Nesterov’s Accelerated Gradient Method에 대한 limiting ODE는 다음과 같다. 임의의 함수 $f$에 대해 $$ \ddot{X} + \dfrac{3}{t} \dot{X} + \nabla f(X) = 0 $$ with initial conditions $$ X(0) = x_0, \quad \dot{X}(0) = 0 $$

만약 다음 부등식을 만족하는 $\rho$가 존재한다면 $f$가 $f(x^*)$로 수렴한다. 따라서 우리의 목표는 다음 부등식을 만족하는 $\rho$를 찾는 것이다.

\[f(X(T)) - f(x^*) \leq \rho \vert\vert x_0 - x^* \vert\vert^2\]

$x_0$가 $x^$에 충분히 가까우면 $f(X(T))$가 $f(x^)$에 충분히 가깝다.

Lyapunov stable의 정의와 유사하지만 임의의 $f$가 있다는 것만 다르다.

우리는 이 $\rho$를 찾기 위해 다음의 최적화 문제(Exact PEP)를 구성한다. $$ \begin{align*} & \underset{ \substack{ f \in \mathcal{F}_0(\mathbb{R}^d; \mathbb{R}) \\ X \in C^1([0, T]; \mathbb{R}^d) } }{\max} \;\; \dfrac{f(X(T)) - f(x^*)}{\vert\vert x_0 - x^* \vert\vert^2} \\ & \mathrm{subject \; to} \;\;\ddot{X} + \dfrac{1}{t} \dot{X} + \nabla f(X) = 0 \end{align*} $$ 여기서 $\mathcal{F}_0(\mathbb{R}^d; \mathbb{R})$는 the set of continuously differentiable $\mu$-strongly convex functions on $\mathbb{R}^d$로 설정한다.

함수 $f$가 도입되었기 때문에 위와 같이 최적화 문제로 formulation을 할 수 있는 것이다.

Convex function은 $\mu$-strongly convex function을 포함한다. 0-strongly convex function은 convex function과 일치한다.

Exact PEP의 결과값을 $\rho$로 설정할 수 있기 때문에 Exact PEP를 푸는 것은 유용하다.

Relaxed PEP

하지만 최적화 변수인 임의의 함수 $f$를 모르기 때문에 Exact PEP는 풀기 어렵다. 따라서 우리는 조건

\[f \in \mathcal{F}_0(\mathbb{R}^d; \mathbb{R})\]

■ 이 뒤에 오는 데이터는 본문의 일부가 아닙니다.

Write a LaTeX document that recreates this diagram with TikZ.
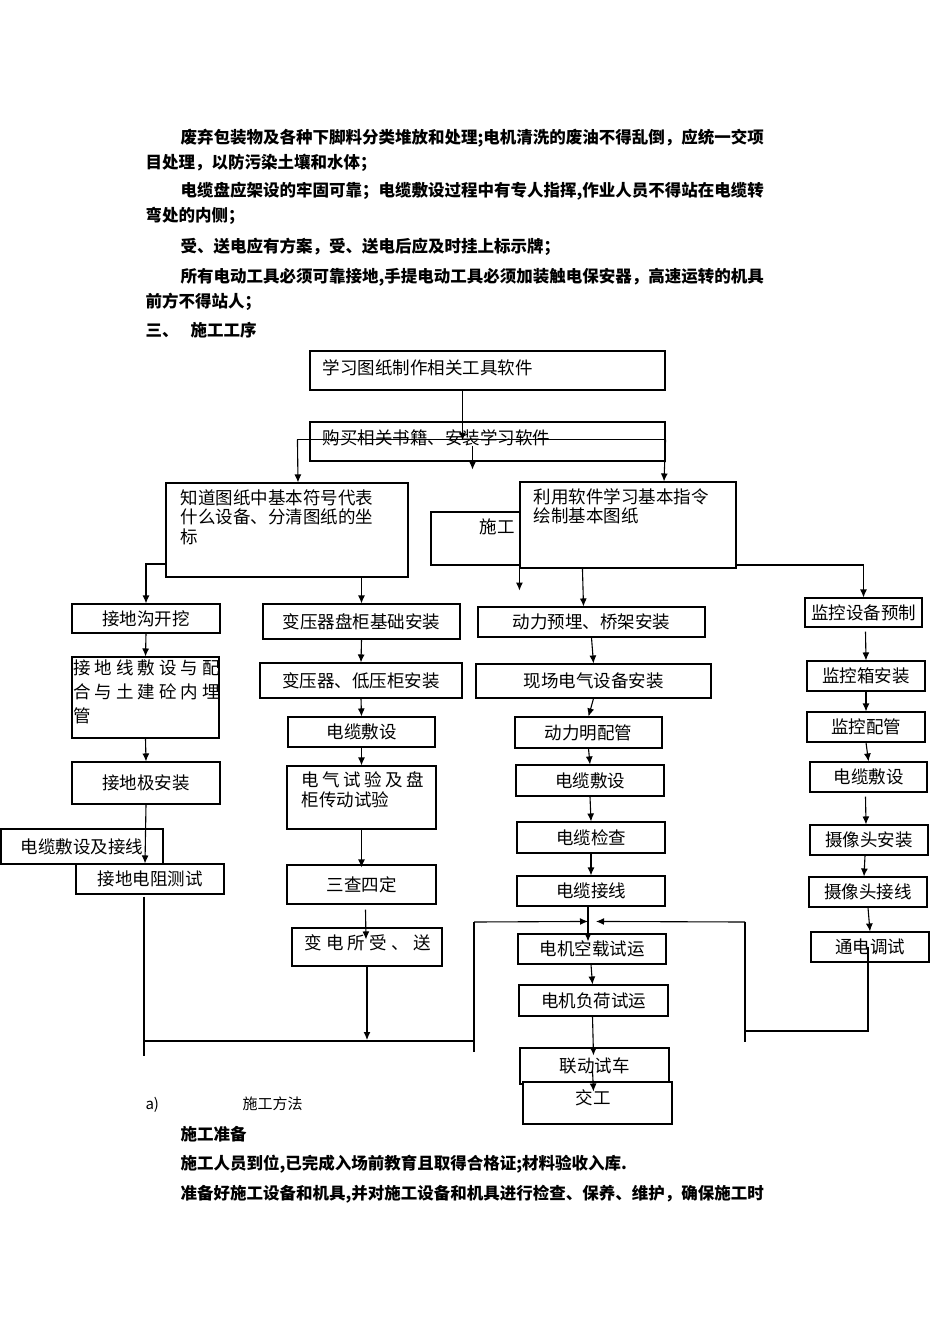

을 충분조건인 등식과 부등식으로 대체함으로써 Exact PEP 대신 relax된 최적화 문제(Relaxed PEP)를 다룬다.

한편 AGM ODE는 다음과 같이 continuous-time dynamical system으로 표현될 수 있다. $$ \dot{X}(t) = - \int_0^t H(t, \tau) \nabla f(X(\tau)) d\tau $$ by setting $H(t, \tau) = \dfrac{r^3}{t^3}$. 여기서 $H(t, \tau)$ is called the H-kernel.

We define $\varphi : [0, T] \rightarrow \mathbb{R}$ and $\gamma : [0, T] \rightarrow \mathbb{R}^d$

\[\varphi (t) = \dfrac{1}{\vert\vert x_0 - x^* \vert\vert^2} (f(X(t)) - f(x^*)), \quad \gamma (t) = \dfrac{1}{\vert\vert x_0 - x^* \vert\vert^2} \nabla f(X(t))\]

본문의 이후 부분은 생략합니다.